La relazione tra fame e guerra non è una relazione causa-effetto, ma funziona in entrambe le direzioni. Da un lato, le guerre provocano la fame perché producono enormi spostamenti di persone che fuggono da ciò che le provoca, abbandonando i loro mezzi di sostentamento e altri beni produttivi (il 56% di coloro che vivono nei conflitti vivono nelle aree rurali) e diventando dipendenti dagli aiuti umanitari. Le guerre interrompono il commercio, distruggono le infrastrutture e l’economia dei Paesi in conflitto. Questa relazione dura anche quando le armi sono “silenziose”, sotto forma di campi minati, di generazioni perdute e di regressione nello sviluppo socioeconomico delle popolazioni colpite.

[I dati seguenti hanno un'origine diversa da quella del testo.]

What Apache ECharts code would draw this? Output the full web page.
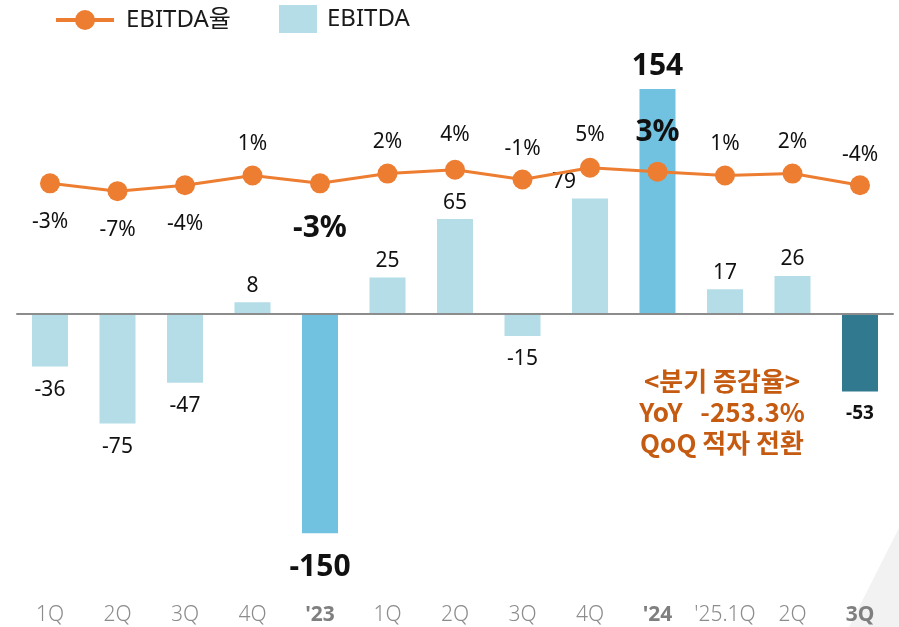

Dall’altro lato, la fame provoca guerre. La competizione per le risorse naturali, o direttamente per il cibo, è all’origine del 77% dei conflitti. L’aumento del prezzo del pane o di altri generi alimentari di prima necessità è stato il fattore scatenante per alcuni degli episodi più noti delle primavere arabe. Il cambiamento climatico viene sempre più analizzato come un fattore di danno e una seria minaccia per la pace. I cinque anni di siccità prolungata in Siria sono stati tra i motivi che hanno scatenato le violenze nel 2011. Nel Sahel e nel Corno d’Africa, i conflitti tra pastori e agricoltori sono proporzionali ai mesi di siccità.

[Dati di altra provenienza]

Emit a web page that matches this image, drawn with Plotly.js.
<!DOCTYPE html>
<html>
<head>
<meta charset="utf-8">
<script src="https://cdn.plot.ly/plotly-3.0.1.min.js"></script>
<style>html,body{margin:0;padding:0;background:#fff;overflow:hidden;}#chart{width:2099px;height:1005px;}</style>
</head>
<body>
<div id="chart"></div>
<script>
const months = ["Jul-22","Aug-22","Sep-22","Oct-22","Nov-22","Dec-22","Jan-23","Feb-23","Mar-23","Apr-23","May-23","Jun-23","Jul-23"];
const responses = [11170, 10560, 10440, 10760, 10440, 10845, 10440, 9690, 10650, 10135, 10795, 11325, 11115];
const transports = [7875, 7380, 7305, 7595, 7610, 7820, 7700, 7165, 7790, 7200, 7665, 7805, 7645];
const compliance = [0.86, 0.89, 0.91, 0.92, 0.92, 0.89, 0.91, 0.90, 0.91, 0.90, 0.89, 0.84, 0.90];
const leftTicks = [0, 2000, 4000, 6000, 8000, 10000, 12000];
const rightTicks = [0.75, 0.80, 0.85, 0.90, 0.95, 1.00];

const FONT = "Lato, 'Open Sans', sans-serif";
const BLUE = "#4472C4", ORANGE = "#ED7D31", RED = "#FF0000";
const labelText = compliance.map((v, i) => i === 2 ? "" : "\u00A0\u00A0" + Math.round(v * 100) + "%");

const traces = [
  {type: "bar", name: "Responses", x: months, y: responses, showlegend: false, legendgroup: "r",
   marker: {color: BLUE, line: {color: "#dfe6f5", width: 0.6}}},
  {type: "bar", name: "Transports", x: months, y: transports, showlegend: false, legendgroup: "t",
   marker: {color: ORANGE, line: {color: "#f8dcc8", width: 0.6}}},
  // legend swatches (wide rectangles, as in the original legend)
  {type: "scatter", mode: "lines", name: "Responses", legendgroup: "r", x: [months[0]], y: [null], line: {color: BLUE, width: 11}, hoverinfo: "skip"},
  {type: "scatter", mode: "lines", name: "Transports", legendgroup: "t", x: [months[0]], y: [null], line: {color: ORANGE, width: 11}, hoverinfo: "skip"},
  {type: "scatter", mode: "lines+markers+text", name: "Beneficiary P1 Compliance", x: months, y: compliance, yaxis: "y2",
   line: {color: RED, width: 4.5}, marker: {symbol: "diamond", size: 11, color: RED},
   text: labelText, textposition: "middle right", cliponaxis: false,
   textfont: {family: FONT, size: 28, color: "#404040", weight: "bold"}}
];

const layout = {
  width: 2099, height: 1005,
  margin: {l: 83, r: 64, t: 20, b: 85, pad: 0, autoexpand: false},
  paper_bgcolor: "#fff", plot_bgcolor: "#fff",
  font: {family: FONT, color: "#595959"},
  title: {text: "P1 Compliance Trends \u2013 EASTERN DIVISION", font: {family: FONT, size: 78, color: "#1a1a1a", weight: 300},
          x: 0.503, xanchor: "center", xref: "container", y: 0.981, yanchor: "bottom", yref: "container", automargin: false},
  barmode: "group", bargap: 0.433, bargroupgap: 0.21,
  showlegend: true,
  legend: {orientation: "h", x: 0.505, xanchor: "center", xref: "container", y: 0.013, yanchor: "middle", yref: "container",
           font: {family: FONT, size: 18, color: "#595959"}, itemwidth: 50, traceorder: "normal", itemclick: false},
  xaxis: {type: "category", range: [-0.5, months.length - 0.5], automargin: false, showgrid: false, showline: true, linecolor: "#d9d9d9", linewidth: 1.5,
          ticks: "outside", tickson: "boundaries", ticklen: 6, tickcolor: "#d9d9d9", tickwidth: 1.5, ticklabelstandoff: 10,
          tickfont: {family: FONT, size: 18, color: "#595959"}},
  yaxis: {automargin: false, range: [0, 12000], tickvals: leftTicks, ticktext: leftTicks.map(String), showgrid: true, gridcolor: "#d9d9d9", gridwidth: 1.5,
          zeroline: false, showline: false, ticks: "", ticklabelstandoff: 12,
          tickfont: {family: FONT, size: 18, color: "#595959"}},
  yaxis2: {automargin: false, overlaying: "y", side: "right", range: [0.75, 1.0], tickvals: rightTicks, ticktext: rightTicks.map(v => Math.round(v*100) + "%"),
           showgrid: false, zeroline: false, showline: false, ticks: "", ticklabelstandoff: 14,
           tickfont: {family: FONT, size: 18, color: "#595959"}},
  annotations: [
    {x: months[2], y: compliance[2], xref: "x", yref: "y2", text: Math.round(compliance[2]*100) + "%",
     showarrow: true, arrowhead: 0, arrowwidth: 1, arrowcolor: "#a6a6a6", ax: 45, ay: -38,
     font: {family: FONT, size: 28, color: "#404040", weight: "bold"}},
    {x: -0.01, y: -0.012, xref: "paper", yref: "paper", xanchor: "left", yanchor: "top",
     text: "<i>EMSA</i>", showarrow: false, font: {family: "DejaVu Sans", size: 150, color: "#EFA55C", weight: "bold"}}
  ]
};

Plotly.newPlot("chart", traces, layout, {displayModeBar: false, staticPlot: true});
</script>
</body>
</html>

C’è una terza dimensione alla base di questa relazione causa-effetto: l’uso della fame come arma di guerra. Un’arma molto economica e di distruzione di massa. Non è una novità: le città sono state prese di mira da sempre, ma con il fatto che le guerre moderne sono sempre più spesso portate avanti da gruppi armati e non da eserciti regolari, i loro abitanti vengono sempre più spesso colpiti indiscriminatamente, nonostante sia vietato in modo esplicito dal diritto umanitario internazionale (tra gli altri testi, nella quarta Convenzione di Ginevra del 1949, nel protocollo aggiuntivo I del 1977 e nello Statuto di Roma della Corte penale internazionale del 2002).

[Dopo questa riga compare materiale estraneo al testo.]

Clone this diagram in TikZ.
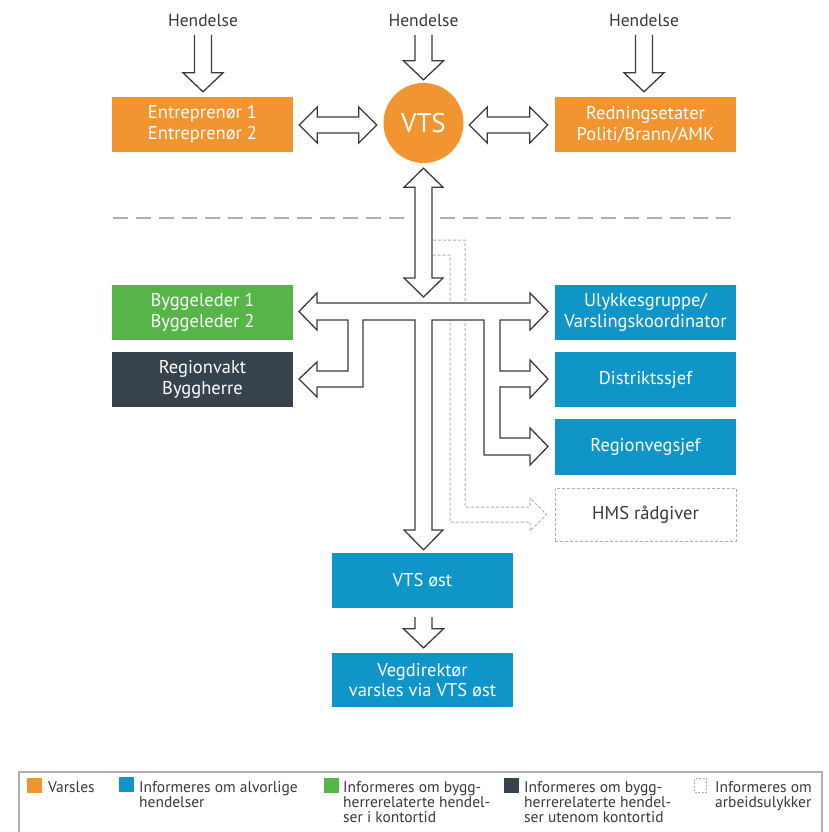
\documentclass[tikz,border=0pt]{standalone}
\usepackage{fontspec}
\setmainfont{PT Sans}
\usetikzlibrary{calc}
\definecolor{vorange}{HTML}{F29430}
\definecolor{vblue}{HTML}{1095C8}
\definecolor{vgreen}{HTML}{55B647}
\definecolor{vdark}{HTML}{36424C}
\definecolor{vline}{HTML}{3C3C3C}
\definecolor{vgrey}{HTML}{B0B0B0}
\definecolor{vtext}{HTML}{3A3A3A}
\tikzset{
  box/.style={rectangle, minimum width=181pt, minimum height=55pt, inner sep=0pt, align=center, text=white, font=\fontsize{18.5}{20.5}\selectfont},
  orangebox/.style={box, fill=vorange},
  bluebox/.style={box, fill=vblue},
  greenbox/.style={box, fill=vgreen},
  darkbox/.style={box, fill=vdark},
  dashbox/.style={box, draw=vgrey, line width=1pt, dash pattern=on 3pt off 2pt, text=vtext},
  evlabel/.style={inner sep=0pt, text=vtext, font=\fontsize{17.5}{20}\selectfont},
  hollow/.style={draw=vline, fill=white, line width=1.3pt, line join=miter},
  hmsdash/.style={draw=vgrey, line width=1pt, dash pattern=on 3pt off 2pt},
  sepline/.style={draw=vgrey, line width=2.5pt, dash pattern=on 15pt off 8pt},
  legsq/.style={rectangle, inner sep=0pt, minimum size=15pt},
  legtext/.style={anchor=north west, inner sep=0pt, align=left, text=vtext, font=\fontsize{15.5}{15}\selectfont},
}
\newcommand\openarrow[2]{\draw[hollow] let \p1=#1, \p2=#2 in
  (\x2-8.5pt,\y1) -- (\x2-8.5pt,\y2+19pt) -- (\x2-20pt,\y2+19pt) -- (\x2,\y2)
  -- (\x2+20pt,\y2+19pt) -- (\x2+8.5pt,\y2+19pt) -- (\x2+8.5pt,\y1);}
\newcommand\hdoublearrow[2]{\draw[hollow] let \p1=#1, \p2=#2 in
  (\x1,\y1) -- (\x1+18pt,\y1+18pt) -- (\x1+18pt,\y1+8pt) -- (\x2-18pt,\y1+8pt)
  -- (\x2-18pt,\y1+18pt) -- (\x2,\y1) -- (\x2-18pt,\y1-18pt) -- (\x2-18pt,\y1-8pt)
  -- (\x1+18pt,\y1-8pt) -- (\x1+18pt,\y1-18pt) -- cycle;}
\newcommand\vdoublearrow[2]{\draw[hollow] let \p1=#1, \p2=#2 in
  (\x1,\y1) -- (\x1+19.5pt,\y1-19pt) -- (\x1+8.5pt,\y1-19pt) -- (\x1+8.5pt,\y2+19pt)
  -- (\x1+19.5pt,\y2+19pt) -- (\x1,\y2) -- (\x1-19.5pt,\y2+19pt) -- (\x1-8.5pt,\y2+19pt)
  -- (\x1-8.5pt,\y1-19pt) -- (\x1-19.5pt,\y1-19pt) -- cycle;}
\begin{document}
\begin{tikzpicture}[x=1pt, y=-1pt]
\useasboundingbox (0,0) rectangle (828,832);
\clip (0,0) rectangle (828,832);
\fill[white] (0,0) rectangle (828,832);

% labels
\node[evlabel] (h1) at (203,20) {Hendelse};
\node[evlabel] (h2) at (423.5,20) {Hendelse};
\node[evlabel] (h3) at (644,20) {Hendelse};

% top row
\node[orangebox] (entr) at (202.5,124.5) {Entreprenør 1\\Entreprenør 2};
\node[circle, fill=vorange, minimum size=80pt, inner sep=0pt, text=white, font=\fontsize{27}{30}\selectfont] (vts) at (423.5,123) {VTS};
\node[orangebox] (redn) at (645.5,124.5) {Redningsetater\\Politi/Brann/AMK};

% left column
\node[greenbox] (bygg) at (202.5,312.5) {Byggeleder 1\\Byggeleder 2};
\node[darkbox] (regvakt) at (202.5,379.5) {Regionvakt\\Byggherre};

% right column
\node[bluebox] (ulykke) at (645.5,312.5) {Ulykkesgruppe/\\Varslingskoordinator};
\node[bluebox] (distrikt) at (645.5,379.5) {Distriktssjef};
\node[bluebox, minimum height=56pt] (regveg) at (645.5,447) {Regionvegsjef};
\node[dashbox, minimum height=53pt] (hms) at (645.5,514.5) {HMS rådgiver};

% bottom
\node[bluebox] (vtsost) at (422.5,580.5) {VTS øst};
\node[bluebox, minimum height=54pt] (vegdir) at (422.5,680) {Vegdirektør\\varsles via VTS øst};

\coordinate (hub) at (423.5,311.5);

% separator
\draw[sepline] (113,218) -- (408,218);
\draw[sepline] (440,218) -- (736,218);

% incoming event arrows
\openarrow{($(h1.center)+(0,15)$)}{($(entr.north)+(0.5,-5)$)}
\openarrow{($(h2.center)+(0,15)$)}{($(vts.north)+(0,-3)$)}
\openarrow{($(h3.center)+(0,15)$)}{($(redn.north)+(-1.5,-5)$)}

% horizontal double arrows
\hdoublearrow{($(entr.east)+(6,0.5)$)}{($(vts.west)+(-6.5,2)$)}
\hdoublearrow{($(vts.east)+(5.5,2)$)}{($(redn.west)+(-7,0.5)$)}

% vertical double arrow VTS -> hub
\vdoublearrow{($(vts.south)+(0,5)$)}{($(hub)+(0,-14.5)$)}

% dashed HMS arrow
\draw[hmsdash] (433,240) -- (465,240) -- (465,507) -- (530,507) -- (530,498)
  -- ($(hms.west)+(-8,0)$) -- (530,531) -- (530,522) -- (450,522) -- (450,255) -- (433,255);

% main distribution tree
\draw[hollow] (299,311.5) -- (317,293) -- (317,303) -- (530,303) -- (530,293)
  -- (548,311.5) -- (530,330) -- (530,320) -- (500,320) -- (500,371) -- (530,371)
  -- (530,360) -- (548,379) -- (530,398) -- (530,387) -- (500,387) -- (500,438)
  -- (530,438) -- (530,428) -- (548,446.5) -- (530,465) -- (530,455) -- (484,455)
  -- (484,320) -- (432,320) -- (432,530) -- (443,530) -- ($(vtsost.north)+(1,-3)$)
  -- (404,530) -- (415,530) -- (415,320) -- (363,320) -- (363,387) -- (317,387)
  -- (317,397) -- (299,379) -- (317,362) -- (317,371) -- (348,371) -- (348,320)
  -- (317,320) -- (317,330) -- cycle;

% VTS øst -> Vegdirektør
\openarrow{($(vtsost.south)+(1,9)$)}{($(vegdir.north)+(1,-5)$)}

% legend
\draw[draw=vgrey, line width=1.2pt] (19,840) -- (19,772) -- (822,772) -- (822,840);
\node[legsq, fill=vorange] (lq1) at (34.5,785.5) {};
\node[legtext] (lt1) at (48,781) {Varsles};
\node[legsq, fill=vblue] (lq2) at (126.5,784.5) {};
\node[legtext] (lt2) at (139,781) {Informeres om alvorlige\\hendelser};
\node[legsq, fill=vgreen] (lq3) at (331,785.5) {};
\node[legtext] (lt3) at (343,781) {Informeres om bygg-\\herrerelaterte hendel-\\ser i kontortid};
\node[legsq, fill=vdark] (lq4) at (511.5,785.5) {};
\node[legtext] (lt4) at (524,781) {Informeres om bygg-\\herrerelaterte hendel-\\ser utenom kontortid};
\node[legsq, minimum width=12pt, minimum height=14pt, draw=vgrey, line width=0.8pt, dash pattern=on 2pt off 1.5pt] (lq5) at (700.5,785) {};
\node[legtext] (lt5) at (715,781) {Informeres om\\arbeidsulykker};
\end{tikzpicture}
\end{document}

Questi testi non solo condannano esplicitamente l’assedio delle città o la distruzione di strutture produttive per affamare la popolazione civile, ma proibiscono anche il blocco degli aiuti umanitari. In Azione contro la Fame siamo stati testimoni diretti di queste violazioni, che rendono più difficili ottenere i visti, i permessi di trasporto e di stoccaggio e cercano di rendere più difficile l’accesso diretto alle vittime. Come se non fosse abbasatanza, spesso gli operatori umanitari sono attaccati direttamente: solo nel 2016, 101 operatori umanitari hanno perso la vita per questo motivo.

È chiaro che solo la costruzione della pace può porre fine alla fame e alle sofferenze umane causate dalle guerre. Ma mentre un processo di pace viene perseguito, negoziato o imposto ai tavoli da gioco della geopolitica internazionale, devono essere soddisfatti gli standard minimi per garantire che le guerre non aggravino la fame o generino nuove guerre. Queste regole sono scritte chiaramente. Gli operatori umanitari raccolgono e documentano continuamente prove di non conformità a queste norme, che devono essere fatte rispettare. La fame si auto-alimenta, e questo è esattamente ciò che dovremo evitare nel 2018.